Having released ‘I Can Breathe Underwater’ earlier this year, Portsmouth-born and Chiswick-based Tricia Duffy follows with River Stories, a collection of songs that touch more on folk than Americana influences (at times she suggest a female answer to Ronnie Lane in his early Slim Chance days) for six songs themed about water. First up is the, ahem, flowing ‘The River’, a fluid fingerpicked folksy number with violins and cello inspired by two storms that battered the UK in November 2023 causing massive damage and floods, the song, delivered in her pure voice, reflecting on how rivers can be both beautiful and destructive (“I’ve seen two sides of the river/The rapid and the calm/The power of the river/Can soothe and she can harm… What she takes she won’t give back”).
Given an airy and sprightly fingerpicked folk arrangement that conjures the 60s coffee shop scene, complemented by drums, ‘Johnson’s Island’ is a love letter about the people she met during a residency at the artists’ island community on the Grand Union Canal in West London (“a man who makes art from paper…a beauty queen inking, deer and rabbits…a spirit … telling fortunes to the weary…a hatter in the rooftop with a thousand pretty feathers…a great painter of portraits can capture any likeness”) who, she says “showed me how to find/My own fault lines”.

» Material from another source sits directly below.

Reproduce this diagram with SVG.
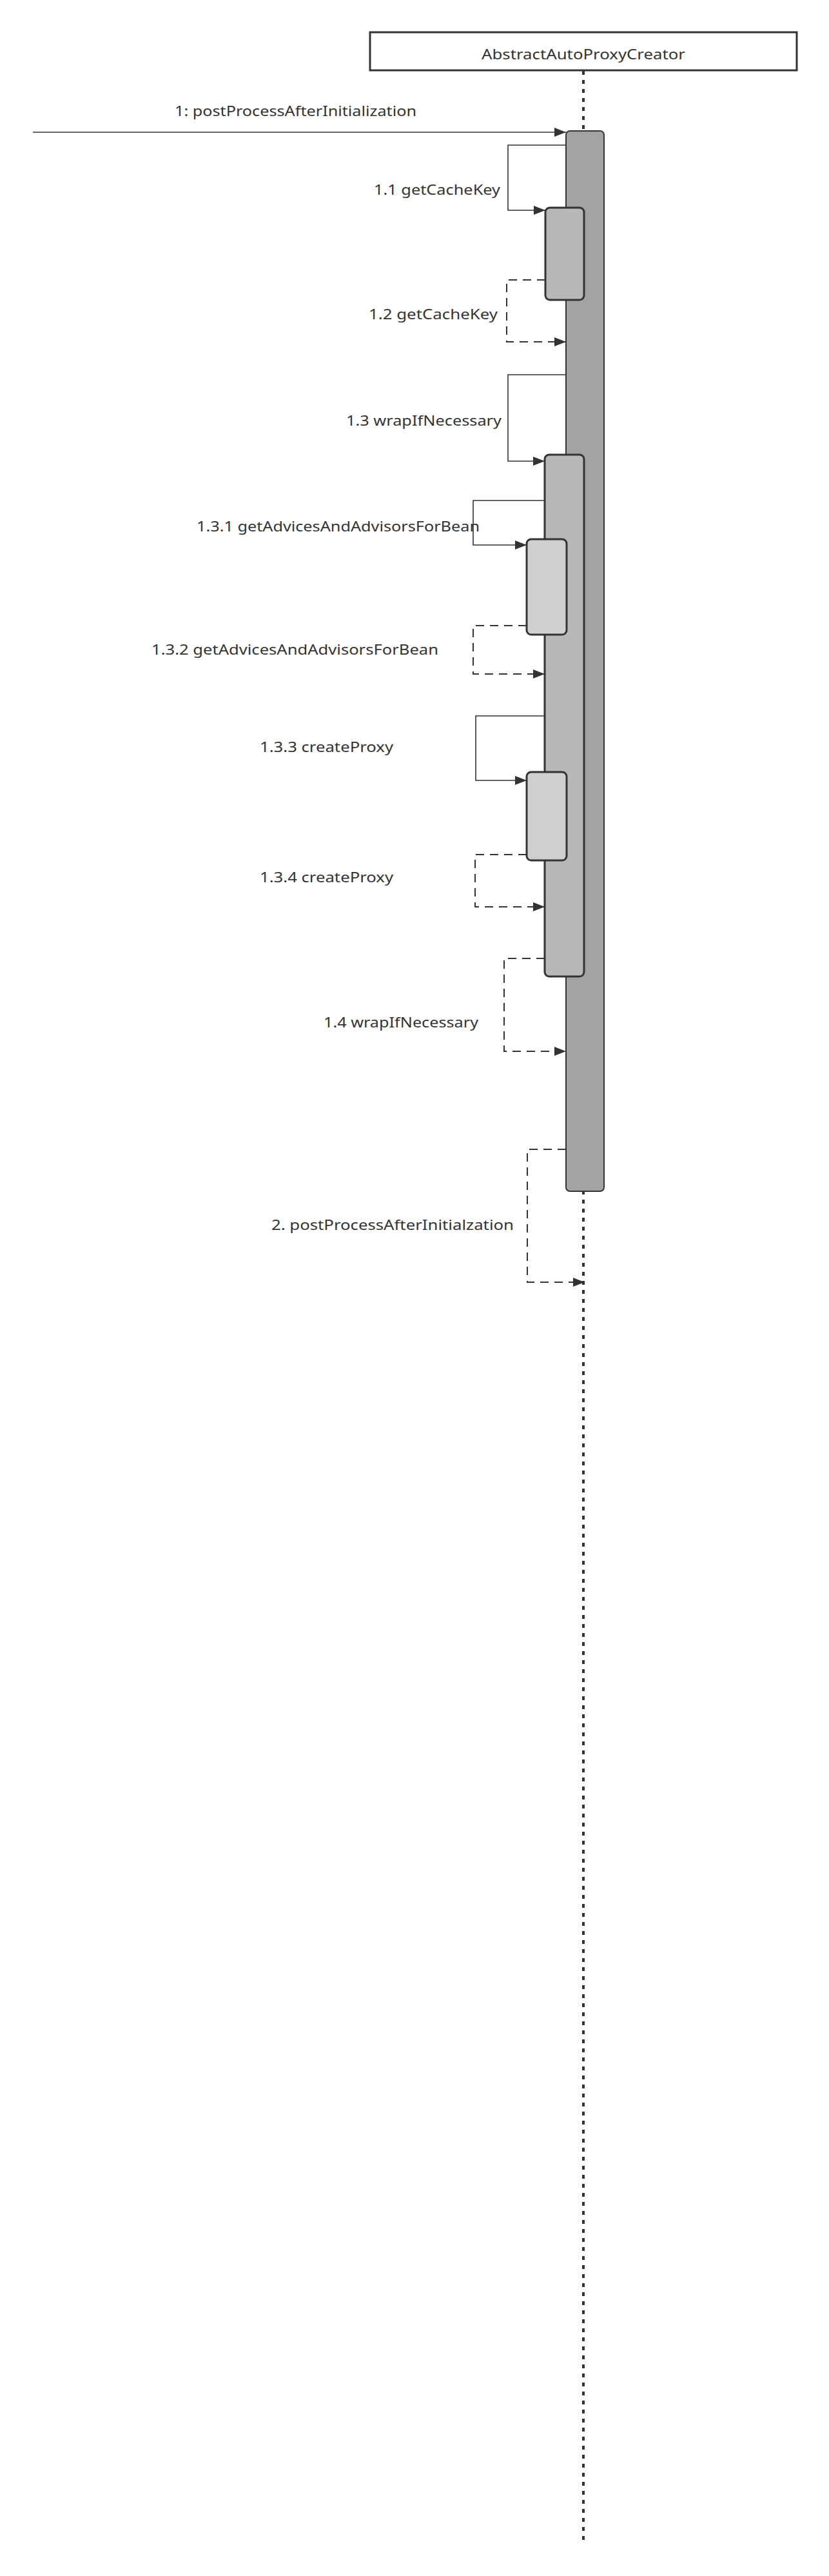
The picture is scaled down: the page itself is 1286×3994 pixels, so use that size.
<svg xmlns="http://www.w3.org/2000/svg" width="1286" height="3994" viewBox="0 0 1286 3994">
<style>
.lbl{font-family:"Noto Sans","Liberation Sans",Arial,sans-serif;font-size:22px;fill:#333}
.solid{fill:none;stroke:#333;stroke-width:1.6}
.dash{fill:none;stroke:#333;stroke-width:2;stroke-dasharray:13 9}
.act{stroke:#333;stroke-width:3}
</style>
<defs>
<marker id="ah" markerUnits="userSpaceOnUse" markerWidth="18" markerHeight="14" refX="18" refY="7" orient="auto">
<path d="M0,0 L18,7 L0,14 z" fill="#333"/>
</marker>
</defs>
<rect width="1286" height="3994" fill="#fff"/>
<g id="lifeline">
<line x1="905" y1="110" x2="905" y2="3938" stroke="#333" stroke-width="4" stroke-dasharray="6 8"/>
</g>
<g id="header">
<rect x="574" y="50" width="662" height="59" fill="#fff" stroke="#333" stroke-width="3"/>
<text class="lbl" x="747" y="92" textLength="316" lengthAdjust="spacingAndGlyphs">AbstractAutoProxyCreator</text>
</g>
<g id="bar-main">
<rect x="878" y="203" width="59" height="1644" rx="6" fill="#a3a3a3" stroke="#333" stroke-width="2"/>
</g>
<g id="act-getCacheKey">
<rect class="act" x="846" y="322" width="60" height="143" rx="7" fill="#b8b8b8"/>
</g>
<g id="act-wrapIfNecessary">
<rect class="act" x="845" y="705" width="61" height="809" rx="7" fill="#b8b8b8"/>
</g>
<g id="act-getAdvices">
<rect class="act" x="817" y="836" width="62" height="148" rx="7" fill="#cfcfcf"/>
</g>
<g id="act-createProxy">
<rect class="act" x="817" y="1197" width="62" height="137" rx="7" fill="#cfcfcf"/>
</g>
<g id="connectors">
<path class="solid" d="M51,205 H878" marker-end="url(#ah)" stroke-width="2"/>
<path class="solid" d="M878,225 H788 V326 H846" marker-end="url(#ah)"/>
<path class="dash" d="M846,434 H786 V530 H878" marker-end="url(#ah)"/>
<path class="solid" d="M878,581 H788 V715 H845" marker-end="url(#ah)"/>
<path class="solid" d="M845,776 H734 V845 H817" marker-end="url(#ah)"/>
<path class="dash" d="M817,970 H734 V1045 H845" marker-end="url(#ah)"/>
<path class="solid" d="M845,1110 H738 V1210 H817" marker-end="url(#ah)"/>
<path class="dash" d="M817,1325 H737 V1406 H845" marker-end="url(#ah)"/>
<path class="dash" d="M845,1486 H782 V1630 H878" marker-end="url(#ah)"/>
<path class="dash" d="M878,1782 H818 V1988 H907" marker-end="url(#ah)"/>
<text class="lbl" x="271" y="180" textLength="375" lengthAdjust="spacingAndGlyphs">1: postProcessAfterInitialization</text>
<text class="lbl" x="580" y="302" textLength="196" lengthAdjust="spacingAndGlyphs">1.1 getCacheKey</text>
<text class="lbl" x="572" y="495" textLength="200" lengthAdjust="spacingAndGlyphs">1.2 getCacheKey</text>
<text class="lbl" x="537" y="660" textLength="241" lengthAdjust="spacingAndGlyphs">1.3 wrapIfNecessary</text>
<text class="lbl" x="305" y="824" textLength="439" lengthAdjust="spacingAndGlyphs">1.3.1 getAdvicesAndAdvisorsForBean</text>
<text class="lbl" x="235" y="1015" textLength="445" lengthAdjust="spacingAndGlyphs">1.3.2 getAdvicesAndAdvisorsForBean</text>
<text class="lbl" x="403" y="1166" textLength="207" lengthAdjust="spacingAndGlyphs">1.3.3 createProxy</text>
<text class="lbl" x="403" y="1368" textLength="207" lengthAdjust="spacingAndGlyphs">1.3.4 createProxy</text>
<text class="lbl" x="502" y="1593" textLength="240" lengthAdjust="spacingAndGlyphs">1.4 wrapIfNecessary</text>
<text class="lbl" x="421" y="1907" textLength="376" lengthAdjust="spacingAndGlyphs">2. postProcessAfterInitialzation</text>
</g>
</svg>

Living on canal boats and the mass destruction that can result from a water-logged log provide the inspiration for the jogging drum beat slightly jazz and blues rhythm of ‘Waterlog’, but written from the log’s perspective (“An ill wind sent me spinning/My shoots, roots and ties/Failed their mission, set me drifting with the tide”) but, dig deeper and it reveals itself a feminist menopausal metaphor laden anthem about mood swings (“I might support you/When you rest/Or cut your thighs to ribbons/I’ll turn a steel hull/Towards the valley/With the power I’ve been given”) and a plea for understanding in growing older (“There’s more to me that meets the eye/Treat me kindly, remember I/Held birds and children high/Once upon a time”).
Of a more jangly persuasion, the swayalong ‘Run With the Tide’ came from her meeting with Ryan, the operations manager at John’s Boatyard in Brentford, while working on Johnson’s Island who gave her a tour of the boatyard and spoke about buying boat changed his life, freeing him from the property market game, the song about the importance of the tide for those who live on the water (“Twice every day, I rise and fall/My rhythm set by sunshine or squall”), though the title line has resonance far beyond that.
Starting out with a hymnal a capella arrangement and building in power, it ends with ‘Haul Me In The River’, a song penned by multi-instrumentalist producer Oli Deakin, aka Lowpines, with its baptismal imagery about finding peace and calm from your troubles (“be still I pray, oh be still my hard and heavy heart/you’re stumbling so senseless to ends I cannot start/the ground be warm beside you wherever you be set/the hands that laid upon you forever laid to rest”).
She’s yet to release a full-length album (her EPs are usually six or seven tracks), but River Stories really deserves to be the one that, to borrow her water imagery, really opens the floodgates to a wider audience.